## The input
Begin

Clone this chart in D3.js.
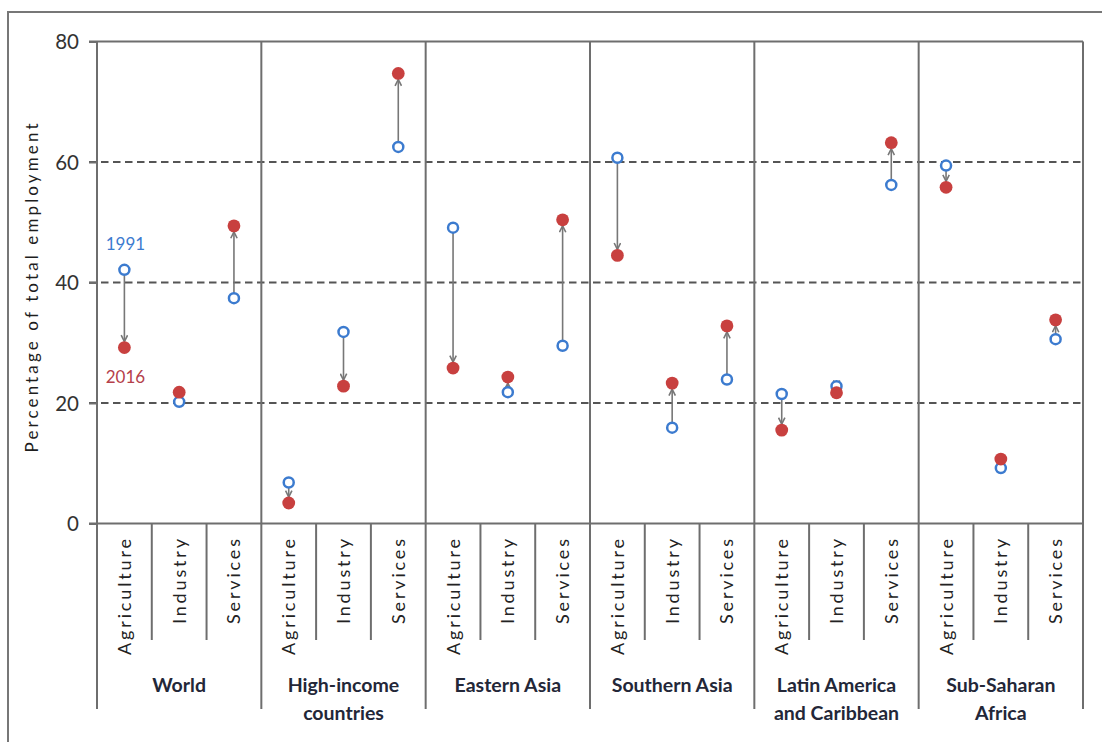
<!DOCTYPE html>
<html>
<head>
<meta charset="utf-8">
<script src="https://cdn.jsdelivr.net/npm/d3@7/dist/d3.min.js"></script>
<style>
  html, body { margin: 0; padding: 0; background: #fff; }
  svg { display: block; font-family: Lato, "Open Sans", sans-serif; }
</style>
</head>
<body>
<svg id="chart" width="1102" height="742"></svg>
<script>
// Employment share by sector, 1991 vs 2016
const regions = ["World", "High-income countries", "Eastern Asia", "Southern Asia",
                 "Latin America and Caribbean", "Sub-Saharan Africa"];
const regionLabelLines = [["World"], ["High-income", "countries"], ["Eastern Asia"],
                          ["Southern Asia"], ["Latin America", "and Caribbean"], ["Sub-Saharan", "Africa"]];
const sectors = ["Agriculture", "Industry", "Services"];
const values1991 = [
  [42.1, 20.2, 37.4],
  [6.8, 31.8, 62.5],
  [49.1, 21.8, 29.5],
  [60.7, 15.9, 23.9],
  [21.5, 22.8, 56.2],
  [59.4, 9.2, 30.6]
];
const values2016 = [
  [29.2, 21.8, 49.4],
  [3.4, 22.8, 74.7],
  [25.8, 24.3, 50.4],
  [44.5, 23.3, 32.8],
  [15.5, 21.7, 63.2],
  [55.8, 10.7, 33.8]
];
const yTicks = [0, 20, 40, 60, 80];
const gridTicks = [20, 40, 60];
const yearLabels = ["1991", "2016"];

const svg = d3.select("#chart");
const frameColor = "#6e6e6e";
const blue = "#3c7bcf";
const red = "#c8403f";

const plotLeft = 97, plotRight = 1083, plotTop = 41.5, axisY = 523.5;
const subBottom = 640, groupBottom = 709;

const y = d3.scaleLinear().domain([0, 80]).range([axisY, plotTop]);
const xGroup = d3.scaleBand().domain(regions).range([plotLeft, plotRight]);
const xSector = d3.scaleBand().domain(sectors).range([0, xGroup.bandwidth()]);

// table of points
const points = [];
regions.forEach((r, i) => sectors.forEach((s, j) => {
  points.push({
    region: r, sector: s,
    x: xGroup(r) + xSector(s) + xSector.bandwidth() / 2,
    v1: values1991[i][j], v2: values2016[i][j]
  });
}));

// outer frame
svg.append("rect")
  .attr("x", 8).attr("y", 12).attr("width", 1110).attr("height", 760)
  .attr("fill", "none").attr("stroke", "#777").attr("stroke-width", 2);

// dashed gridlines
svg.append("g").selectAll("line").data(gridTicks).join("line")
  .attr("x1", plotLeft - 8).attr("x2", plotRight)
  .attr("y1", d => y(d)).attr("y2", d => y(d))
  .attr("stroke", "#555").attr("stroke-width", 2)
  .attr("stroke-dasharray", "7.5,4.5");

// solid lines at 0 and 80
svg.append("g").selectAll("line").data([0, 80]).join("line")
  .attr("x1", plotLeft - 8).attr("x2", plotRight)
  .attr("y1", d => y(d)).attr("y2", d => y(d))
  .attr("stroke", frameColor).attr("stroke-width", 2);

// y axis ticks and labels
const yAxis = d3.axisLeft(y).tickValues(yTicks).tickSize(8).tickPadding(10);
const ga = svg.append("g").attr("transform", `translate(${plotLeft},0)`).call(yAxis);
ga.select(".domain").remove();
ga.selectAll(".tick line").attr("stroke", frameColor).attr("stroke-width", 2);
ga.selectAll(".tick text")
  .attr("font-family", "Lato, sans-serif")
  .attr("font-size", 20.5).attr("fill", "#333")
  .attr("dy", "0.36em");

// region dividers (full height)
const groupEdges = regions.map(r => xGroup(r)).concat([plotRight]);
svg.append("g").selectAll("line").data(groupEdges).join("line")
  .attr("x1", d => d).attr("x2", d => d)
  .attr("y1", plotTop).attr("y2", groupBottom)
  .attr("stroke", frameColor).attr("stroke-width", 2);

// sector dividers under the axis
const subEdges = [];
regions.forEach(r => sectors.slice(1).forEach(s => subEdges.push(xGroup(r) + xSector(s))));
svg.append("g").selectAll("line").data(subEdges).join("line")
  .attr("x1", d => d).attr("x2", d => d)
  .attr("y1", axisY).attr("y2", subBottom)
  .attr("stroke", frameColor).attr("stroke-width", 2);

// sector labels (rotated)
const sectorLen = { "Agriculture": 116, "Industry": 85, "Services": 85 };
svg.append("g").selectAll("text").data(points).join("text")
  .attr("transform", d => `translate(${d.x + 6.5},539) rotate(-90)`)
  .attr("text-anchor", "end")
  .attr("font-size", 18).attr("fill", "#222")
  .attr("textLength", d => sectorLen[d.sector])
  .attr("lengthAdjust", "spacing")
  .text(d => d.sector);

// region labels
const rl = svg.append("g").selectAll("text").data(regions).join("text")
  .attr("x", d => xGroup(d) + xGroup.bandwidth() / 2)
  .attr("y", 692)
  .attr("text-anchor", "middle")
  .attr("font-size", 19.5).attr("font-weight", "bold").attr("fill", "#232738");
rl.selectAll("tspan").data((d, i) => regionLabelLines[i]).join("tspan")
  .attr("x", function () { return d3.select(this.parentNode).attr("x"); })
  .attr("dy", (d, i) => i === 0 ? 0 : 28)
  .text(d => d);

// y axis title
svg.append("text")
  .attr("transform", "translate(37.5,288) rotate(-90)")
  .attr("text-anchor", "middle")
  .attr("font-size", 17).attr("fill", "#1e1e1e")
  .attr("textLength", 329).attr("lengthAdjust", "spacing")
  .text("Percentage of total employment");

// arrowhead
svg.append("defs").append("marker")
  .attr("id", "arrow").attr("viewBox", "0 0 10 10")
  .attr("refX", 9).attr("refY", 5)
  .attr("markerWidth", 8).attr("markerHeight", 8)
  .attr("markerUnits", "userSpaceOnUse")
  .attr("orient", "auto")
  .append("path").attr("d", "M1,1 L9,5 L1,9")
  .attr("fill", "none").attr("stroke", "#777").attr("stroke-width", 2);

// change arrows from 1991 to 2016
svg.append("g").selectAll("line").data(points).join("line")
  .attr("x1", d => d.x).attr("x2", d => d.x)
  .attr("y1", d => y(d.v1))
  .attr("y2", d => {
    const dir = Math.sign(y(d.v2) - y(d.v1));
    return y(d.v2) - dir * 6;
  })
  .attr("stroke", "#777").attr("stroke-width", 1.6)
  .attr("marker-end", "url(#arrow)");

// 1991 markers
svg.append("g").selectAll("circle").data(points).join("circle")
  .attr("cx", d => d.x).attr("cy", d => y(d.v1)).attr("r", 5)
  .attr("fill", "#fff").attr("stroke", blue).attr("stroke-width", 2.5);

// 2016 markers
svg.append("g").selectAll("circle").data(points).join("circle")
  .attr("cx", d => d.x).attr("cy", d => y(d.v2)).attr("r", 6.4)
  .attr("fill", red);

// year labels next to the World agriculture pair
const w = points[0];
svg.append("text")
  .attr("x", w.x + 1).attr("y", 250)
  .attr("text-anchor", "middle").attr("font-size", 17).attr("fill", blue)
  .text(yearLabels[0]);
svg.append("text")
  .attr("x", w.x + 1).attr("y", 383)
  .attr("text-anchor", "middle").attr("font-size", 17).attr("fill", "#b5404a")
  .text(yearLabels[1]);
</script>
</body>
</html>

End
Begin

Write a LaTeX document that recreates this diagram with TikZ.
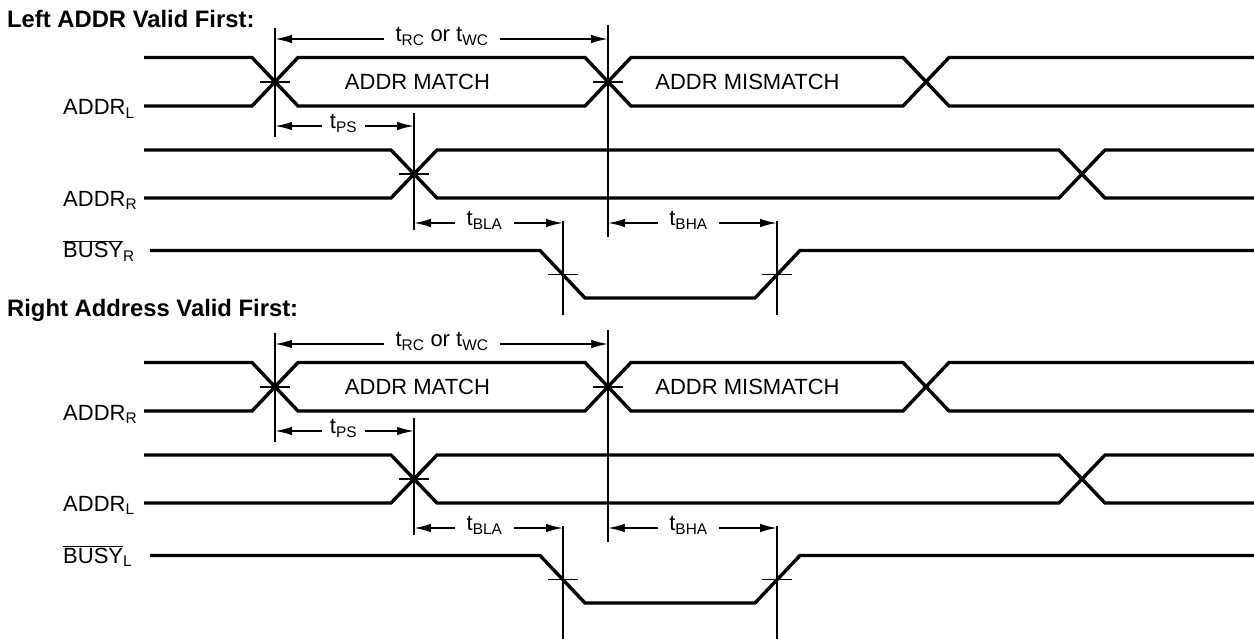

End

## What you should do
Gather from the entries above all lines that include the string "this".

## Output below
Clone this chart in D3.js.
  .attr("x", function () { return d3.select(this.parentNode).attr("x"); })
Write a LaTeX document that recreates this diagram with TikZ.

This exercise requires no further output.